I'm incredible confused between Docker Hub, Cloud, Swarm, Swarm Mode, docker deploy, docker-compose Deploy, ...
What is the simplest docker deployment practice for a production website that fits comfortably within the capabilities of a single physical server?
The site in question has a comprehensive docker-compose.yml that starts up some 12 services covering various web servers, webpack builders and DB. An environment variable is used to control for dev or production.
A command-line tool is used to upload Webpack bundles to S3 bucket, and sourcemaps to Sentry. The bundle hash is used as a release ID, which is stored in an environment variable (i.e. HTML is written with <script src="https://s3.site.com/c578f7cbbf76c117ca56/bundle.js">
where the hash c57...
is written into the environment variable file pointed to by each service in docker-compose.yml
).
I don't need more than one server, nor comprehensive failover strategies. I just want to avoid downtime when deploying code updates. I'm a single developer so I don't need CI or CD.
I understand docker-machine is deprecated. Docker Hub deals with images individually, so I understand I need something that deals with the concept of a "stack", or a set of related services. I understand that Docker Cloud's stack.yml files don't support build
or env_file
keys, so my docker-compose.yml is not directly usable
(In my docker-compose.yml
I have many occurrences of the following pattern:
build:
context: .
dockerfile: platforms/frontend/server/Dockerfile
and in the Dockerfile, for example:
COPY platforms/frontend/server /app/platforms/frontend/server
Without the separation of build context and Dockerfile location, the compose file doesn't seem to translate to stack file).
Furthermore, I think that Docker Cloud / Swarm are for managing multiple fail-over servers and round-robin routing and so on? I don't think I need any of this.
Finally I started to realise docker-compose deploy
exists... is this the tool/strategy I'm after?
Let me correct some things first, and then I'll get into the expected Docker strategy in this case where you say you "don't need CI/CD", which I assume means you'll manually deploy updates to the server yourself. This workflow won't be what I suggest for a team, but for the "solo dev" it's great and easy.
"I understand docker-machine is deprecated."
Not true. It gets constant updates, including a version last month. It's not designed for deploying/managing many servers, but if you really only need a single server for a single admin, it can be perfect for creating the instance remotely, installing docker, and setting up TLS certs for remote access via docker CLI: docker-machine env <nodename>
Finally I started to realise docker-compose deploy exists
That's not a command. Maybe you're thinking of docker stack deploy
in Swarm? I also don't recommend docker-compose for a server. It doesn't have production tooling and features. See my AMA post on all the reasons to use a single node Swarm.
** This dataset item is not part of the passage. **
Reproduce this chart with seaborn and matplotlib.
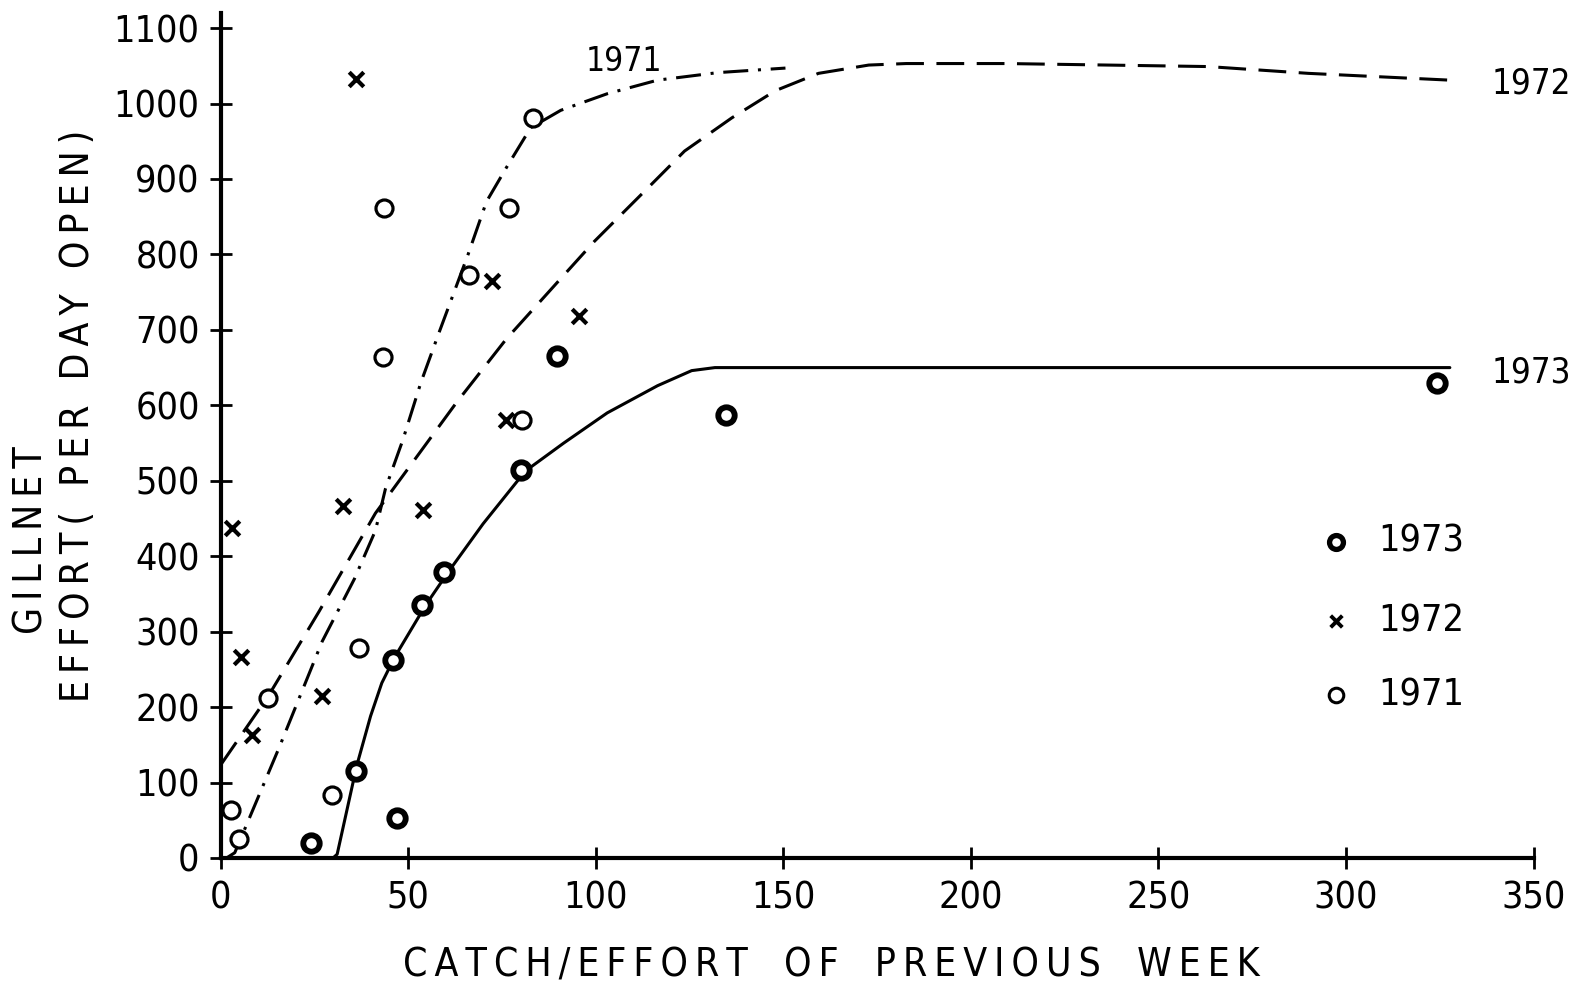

Note that docker-compose the CLI tool for dev and CI/CD is not the same as the docker-compose.yml file, which I'll discuss in a bit.
Furthermore, I think that Docker Cloud / Swarm are for managing multiple fail-over servers and round-robin routing and so on? I don't think I need any of this.
Docker Cloud is shutting down in May 2018, so I wouldn't use that to deploy stacks, but Swarm is great in a single node if you don't need node high-availability.
OK, so for your workflow from local dev to this prod server:
Either manually build your image locally and push to Docker Hub (or other registries) or my preferred, store code in GitHub/Bitbucket and have the image built by Docker Hub on each commit to a specific branch (let's say master
).
Your docker-compose file is also a stack file. The compose documentation has specific sections for "build" (either for CI/CD server or your local machine workflow) and "deploy" (features on Swarm). You should be building locally or via Docker Hub or custom CI server, not in the Swarm itself. Production tools aren't usually meant for image building.
Once your server is built (with docker-machine), you can use your local docker CLI to manage the remote docker engine with docker-machine env <name>
. You would create a single-node Swarm with docker swarm init
and voila, it'll accept compose files (aka stack files). These files are similar but not the same format as old Docker Cloud stacks.
Now you can docker stack deploy -c compose.yml <stackname>
and it'll spin up your services with the envvars you've set, volumes for data, etc.
For updates, you can get zero downtime if you use 17.12 or higher version docker (latest 18.03 is even better), you set update-order: start-first
, and you ensure all services have healthchecks defined so docker truly knows when they are ready for connections.
You can use override yaml files, and docker-compose config
to layer many compose files into a single stack deployment.
For service updates you would just update the compose file and re-do a docker stack deploy
and it'll detect changes.
Be sure you use unique image tags each time so Docker knows which specific SHA to deploy. Don't keep using <imagename>:latest
expecting it to know exactly which image that is.
I hope this helps, and ask more questions in comments and I can update this answer as needed.